Records with drawing code:
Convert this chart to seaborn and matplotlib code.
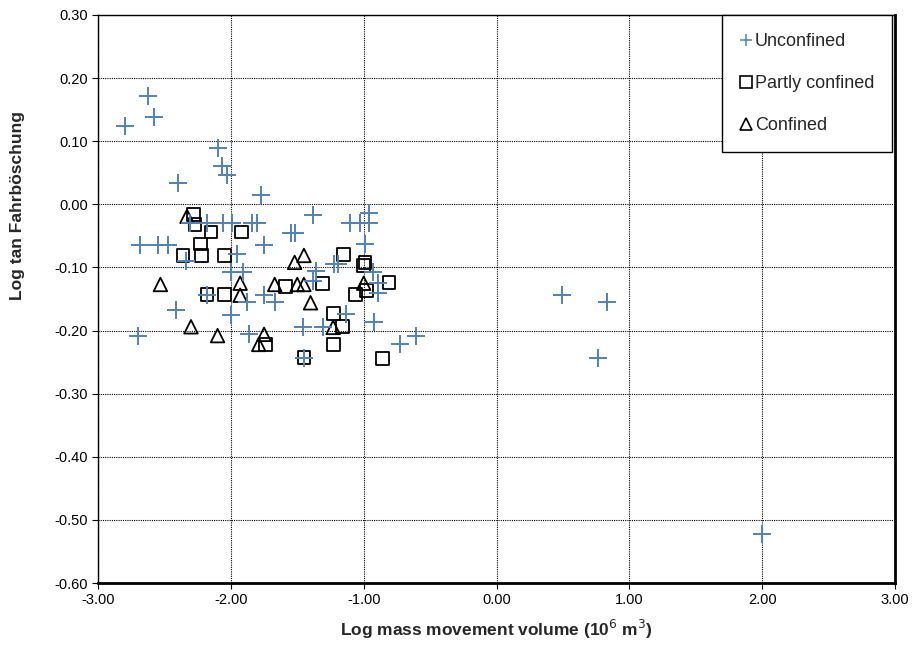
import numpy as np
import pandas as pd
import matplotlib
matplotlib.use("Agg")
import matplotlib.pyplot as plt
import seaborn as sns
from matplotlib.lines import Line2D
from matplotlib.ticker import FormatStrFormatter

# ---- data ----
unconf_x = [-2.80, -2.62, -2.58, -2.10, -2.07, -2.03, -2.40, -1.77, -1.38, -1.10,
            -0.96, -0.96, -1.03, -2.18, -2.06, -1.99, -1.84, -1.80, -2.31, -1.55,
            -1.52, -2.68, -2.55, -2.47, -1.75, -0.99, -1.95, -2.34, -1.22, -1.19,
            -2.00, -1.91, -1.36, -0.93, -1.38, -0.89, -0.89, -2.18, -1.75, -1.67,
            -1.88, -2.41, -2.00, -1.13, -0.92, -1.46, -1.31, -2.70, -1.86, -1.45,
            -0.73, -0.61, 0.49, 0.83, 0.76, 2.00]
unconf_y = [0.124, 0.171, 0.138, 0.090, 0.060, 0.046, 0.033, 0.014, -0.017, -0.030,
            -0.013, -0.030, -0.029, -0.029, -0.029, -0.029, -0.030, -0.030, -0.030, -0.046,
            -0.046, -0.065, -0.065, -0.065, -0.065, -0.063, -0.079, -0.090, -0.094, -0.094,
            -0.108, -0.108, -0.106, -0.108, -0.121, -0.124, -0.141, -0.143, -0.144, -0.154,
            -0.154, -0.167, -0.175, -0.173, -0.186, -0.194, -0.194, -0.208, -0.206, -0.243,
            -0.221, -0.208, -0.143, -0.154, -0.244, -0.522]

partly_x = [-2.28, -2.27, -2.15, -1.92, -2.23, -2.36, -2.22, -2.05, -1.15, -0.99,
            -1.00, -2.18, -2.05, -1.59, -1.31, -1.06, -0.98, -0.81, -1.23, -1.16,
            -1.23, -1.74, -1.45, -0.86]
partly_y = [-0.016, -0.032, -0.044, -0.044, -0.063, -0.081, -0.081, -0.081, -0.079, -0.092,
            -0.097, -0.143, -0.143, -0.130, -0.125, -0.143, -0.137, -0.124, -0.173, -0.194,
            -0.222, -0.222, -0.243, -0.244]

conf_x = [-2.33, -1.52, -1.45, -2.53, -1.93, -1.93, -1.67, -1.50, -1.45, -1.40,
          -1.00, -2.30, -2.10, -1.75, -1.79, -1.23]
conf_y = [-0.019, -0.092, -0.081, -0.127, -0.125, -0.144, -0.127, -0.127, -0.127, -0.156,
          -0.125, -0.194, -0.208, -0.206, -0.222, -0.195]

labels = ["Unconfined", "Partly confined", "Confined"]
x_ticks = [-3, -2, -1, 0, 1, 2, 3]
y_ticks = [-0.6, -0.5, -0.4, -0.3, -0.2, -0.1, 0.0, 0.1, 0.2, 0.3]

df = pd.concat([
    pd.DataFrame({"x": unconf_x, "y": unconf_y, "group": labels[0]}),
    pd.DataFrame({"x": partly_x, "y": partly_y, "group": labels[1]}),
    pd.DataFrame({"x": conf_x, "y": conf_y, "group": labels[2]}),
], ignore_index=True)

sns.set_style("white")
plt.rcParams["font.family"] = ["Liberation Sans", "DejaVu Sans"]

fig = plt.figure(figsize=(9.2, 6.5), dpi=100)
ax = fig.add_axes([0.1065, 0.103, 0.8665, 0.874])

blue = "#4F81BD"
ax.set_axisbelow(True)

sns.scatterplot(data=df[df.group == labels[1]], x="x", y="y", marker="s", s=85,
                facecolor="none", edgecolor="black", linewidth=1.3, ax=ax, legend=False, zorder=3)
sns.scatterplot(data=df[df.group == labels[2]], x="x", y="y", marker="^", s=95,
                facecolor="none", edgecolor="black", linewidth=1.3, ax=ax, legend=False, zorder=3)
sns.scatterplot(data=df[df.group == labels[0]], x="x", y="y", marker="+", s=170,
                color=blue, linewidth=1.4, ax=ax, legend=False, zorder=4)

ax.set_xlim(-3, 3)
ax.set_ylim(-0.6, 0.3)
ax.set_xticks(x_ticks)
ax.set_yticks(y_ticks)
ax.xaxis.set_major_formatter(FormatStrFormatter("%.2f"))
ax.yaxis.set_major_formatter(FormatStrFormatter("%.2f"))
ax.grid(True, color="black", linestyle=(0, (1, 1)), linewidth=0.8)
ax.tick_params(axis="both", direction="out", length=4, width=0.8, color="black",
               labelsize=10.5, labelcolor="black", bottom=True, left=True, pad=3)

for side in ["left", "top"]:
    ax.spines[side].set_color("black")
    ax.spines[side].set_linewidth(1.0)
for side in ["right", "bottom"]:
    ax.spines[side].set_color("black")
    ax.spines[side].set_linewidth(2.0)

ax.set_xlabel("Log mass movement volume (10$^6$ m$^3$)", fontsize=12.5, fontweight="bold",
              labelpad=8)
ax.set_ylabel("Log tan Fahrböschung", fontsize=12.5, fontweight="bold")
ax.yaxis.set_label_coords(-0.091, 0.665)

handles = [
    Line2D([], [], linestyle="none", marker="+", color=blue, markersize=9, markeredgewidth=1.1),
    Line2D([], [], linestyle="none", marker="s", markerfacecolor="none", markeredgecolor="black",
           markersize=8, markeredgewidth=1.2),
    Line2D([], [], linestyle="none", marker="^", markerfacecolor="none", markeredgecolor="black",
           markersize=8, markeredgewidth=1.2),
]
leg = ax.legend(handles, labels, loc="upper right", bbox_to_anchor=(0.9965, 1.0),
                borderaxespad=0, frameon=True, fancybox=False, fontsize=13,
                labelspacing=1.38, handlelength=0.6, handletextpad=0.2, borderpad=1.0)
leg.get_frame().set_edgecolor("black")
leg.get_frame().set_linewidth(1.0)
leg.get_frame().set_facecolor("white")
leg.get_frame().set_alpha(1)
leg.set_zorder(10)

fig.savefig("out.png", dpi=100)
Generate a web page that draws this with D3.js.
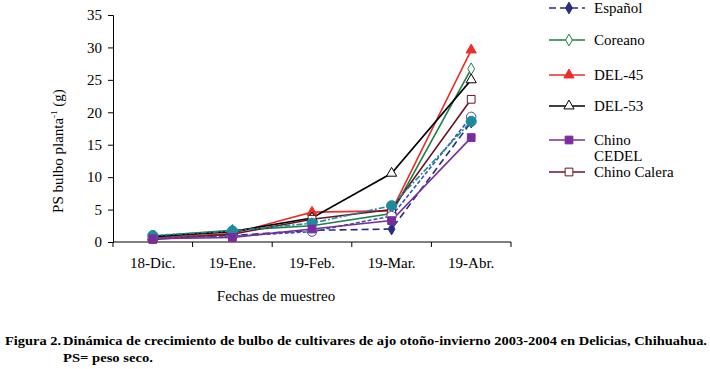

» **Instructions for the task**
Pictures stay out. Print the data exactly, from its first line through the line containing "from matplotlib.ticker import".

» **Output**
Convert this chart to seaborn and matplotlib code.
import numpy as np
import pandas as pd
import matplotlib
matplotlib.use("Agg")
import matplotlib.pyplot as plt
import seaborn as sns
from matplotlib.lines import Line2D
from matplotlib.ticker import FormatStrFormatter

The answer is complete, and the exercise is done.